Students teach a lesson on ‘ethical divestment’

Students are the intelligentsia of the future, and one reason they are punching above their weight is the serious financial edge to their protests.
Express Illustration
Express IllustrationSourav Roy

The imagery for the Gaza war has shifted from the heart-rending but monotonous miles of bombed rubble of Palestinian towns to protesting students in Columbia and other US universities. In a sense the Palestine conflict has come home to roost. Thousands of pro-Palestine students across a 100 or more universities are demanding the Biden administration withdraw its support for what they call Israel’s ‘genocidal war’.

Compared to the massive Israeli war machine, a couple of thousand students protesting with flags and posters seems to be a drop in the ocean. But in the war for people’s minds, young folk raising ethical questions against a one-sided war, is making a huge impact.

In a tenuous sort of way the ‘Justice for Palestine’ movement connects with the resistance to US’ Vietnam war. Images of the New York police breaking up encampments and arresting hundreds of students in the University of South California (UCLA); and the occupation of the central academic building, the Hamilton Hall, in Columbia University, have all the elements of the 1968 anti-war movement that tore through western capitals.

Financial protests

Students are the intelligentsia of the future, and one reason they are punching above their weight is the serious financial edge to their protests. Their central demand is universities ‘divest’ their holdings in companies accused of being complicit in the occupation of Palestinian territory or participating on the Israeli side in violation of international law.

Normally ‘divestment’ is used when pulling out investments for financial gain, or to reduce monetary risk; in this case the ‘divestment’ is demanded on ethical and humanitarian grounds.

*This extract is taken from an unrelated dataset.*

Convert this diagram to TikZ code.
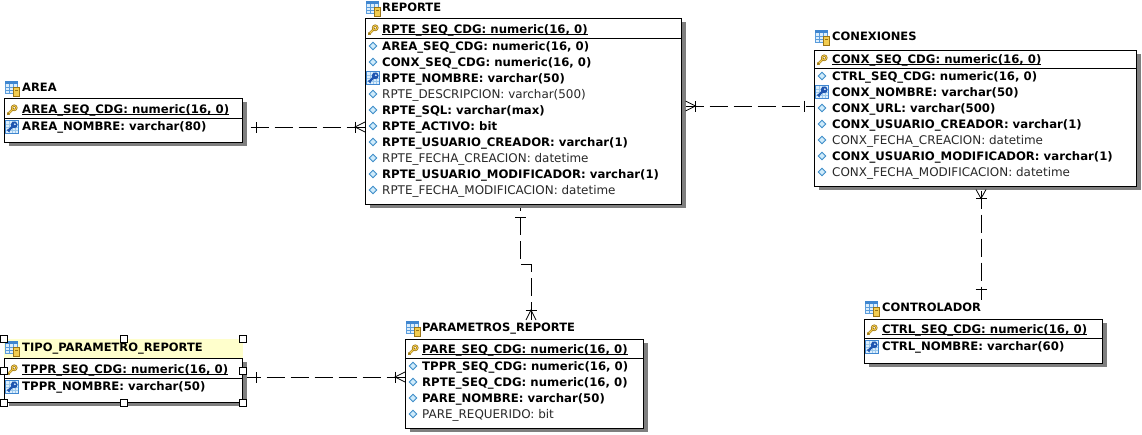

Protestors at Columbia in recent days have named some of the biggest US arms manufacturers and military vendors – Lockheed Martin, Boeing, General Electric, Caterpillar. The New York University (NYU) Alumni for Palestine website calls on NYU to “terminate all vendor contracts with companies playing active roles in the military occupation in Palestine…”

Electronic giant Cisco has also been singled out as it has a contract with the Israel government to develop co-working hubs and integrate remote regions to the country’s high-tech industry. These are being set up in the occupied West Bank and Syria’s Golan Heights, and are viewed as illegal by the international community.

While the military vendors like Lockheed Martin or Caterpillar, whose bulldozers are seen pummeling Palestinian homes, are on the immediate firing line, Big Tech has been under attack too. Students have demanded divestment from Google, which provides cloud computing services to Israeli troops.

Complex holdings

But the complicated working of the university endowments and investments make it very difficult to dismantle financial practices that are deeply entrenched. Time magazine estimates, quoting sources, that about 100 U.S. colleges have received gifts or contracts from Israel totaling $375 million over the past two decades.

Endowments, money raised for sustaining university operations and future educational expansion, are raised from rich alumni and corporate groups. Many of the donors are Jewish-owned businesses, who have threatened to back out if the universities take a ‘soft’ line to the pro-Palestine protestors.

The funds sitting in these endowments are humungous. Columbia University’s endowment is sitting on $13.6 billion, Yale has $40.7 billion while Harvard’s corpus has $50 billion. These funds are ploughed into profit-earning investments and are a powerful arm of these educational institutions.

Though some of the universities factor in environmental or ethical issues when making investments, most route their funds through fund managers, who put them in agnostic securities like index funds. They are neutral about ethics, as long as they can earn good returns. Divestment therefore is practically a difficult step as it not easy to trace the funds trail.

As a policy, most of the universities hit by student universities have taken a calculated decision to reject these demands. A couple of days ago Columbia University’s President Nemat ‘Minouche’ Shafik said that the school will “not divest from Israel” sparking the occupation of an academic building by protestors. The University of California and Yale University have also resisted calls for divestment.

It is only Brown University that seems to have bucked the trend and has agreed to hear out a divestment proposal later in May from the ‘Brown Divest Coalition’ in exchange for keeping the peace and dismantling a pro-Palestinian encampment on campus.

Even if the student pressure rejigged investment policy and some of the universities are forced to divest from Israel-linked businesses, it is unlikely that it would have any major impact on these US-based companies or on the economy of Israel. But the political impact of this divestment demand, even if it does not materialize, has been embarrassing for Israel and for the Biden administration. As it is Turkey has stopped all trade with Israel, which is hurting the latter.

Historically, divestment movements have sent a powerful message. The growing protest against South Africa’s apartheid rule in the 1980s was aided by Columbia University withdrawing its investments from companies operating in the country, and by 1988, 155 universities and colleges had followed suit. Again, since 2011, around 140 US colleges have divested from companies producing or supporting fossil fuels.

Currently, despite the heavy-handed police action on US campuses, the student protests are only growing in support for a ceasefire in Gaza. If anyone is making ‘America great again’, it is these students.